Cultural editor at the The Florentine and much (much) more, Jane Fortune is a woman of two continents and many causes. Whether at her home in Indianapolis or her residence in Florence, Italy, she is a champion of the arts who has led efforts to celebrate women artists, encourage students, and share the arts as broadly as possible. In recognition of her work, drive and spirit, Fortune was recently awarded an honorary Doctor of Humane Letters at Indiana University for her many accomplishments as an author, art historian and philanthropist.

 

An author, art historian, and philanthropist, Fortune is passionate about recognizing the accomplishments of women artists, past and present.
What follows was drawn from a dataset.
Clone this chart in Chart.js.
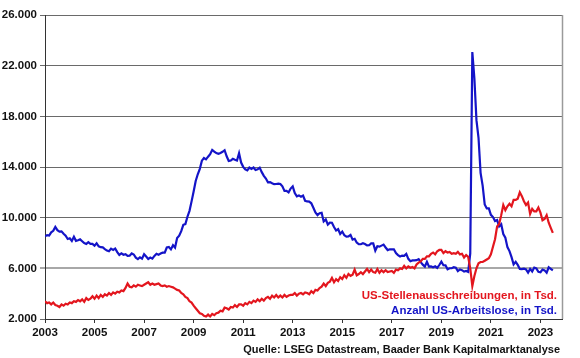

She serves on the national advisory board of the National Museum of Women in the Arts (NMWA), and she has founded two organizations that support restoring and promoting artwork created by women: the NMWA’s Florence Committee and Advancing Women Artists.

 

Her 2009 book, Invisible Women: Forgotten Artists of Florence, published by the TF Press, she highlights works by women artists that are in Florence museums. Both alone and with other donors, Fortune has underwritten the restoration of numerous works by Italian artists, including those of Suor Plautilla Nelli, Florence’s first known woman painter.

 

When William W. McIlhenny, a former U.S. consul general in Florence and current State Department official, thinks of Fortune’s advocacy, he remembers a gathering of women museum directors and curators that she organized.

 

‘The evening was suffused with energy and emotion,’ he says. ‘Participant after participant noted that this was the first time that anyone had honored and recognized so specifically the extraordinary role that women play in the preservation of cultural heritage in Tuscany-heritage that, in time, helped shape the esthetic of the West and the entire world. It was a connection so logical, so obvious, so due, that it had never happened-until Jane came along.’

 

Educated at Western College for Women, Villa Mercedes in Florence, and Rosemont College, Fortune is a strong supporter of young artists, particularly at the Herron School of Art and Design in Indianapolis. Her generosity was vital to the acquisition and permanent installation of the sculpture Job at Herron, and a Herron lecture series named in her honor brings a prominent woman artist to campus each year. A member of Herron’s Dean’s Advisory Board, Fortune received the IUPUI Spirit of Philanthropy Award in 2008.

 

Fortune shares her artistic spirit in many other ways as well. She is cultural editor of The Florentine, an English-language newspaper in Florence, and she authored To Florence, Con Amore: 77 Ways to Love the City, published by the TF Press. She advocates accessibility to the arts and funded a program at the Indianapolis Museum of Art (IMA) that earned her the 2007 Accessibility Award from the Indianapolis Mayor’s Advisory Council on Disabilities. And she is involved with several arts and nonprofit organizations, including the Pennsylvania Academy of Fine Arts (PAFA) Women’s Board and the IMA, where she is a member of the board of governors and a sustaining life trustee.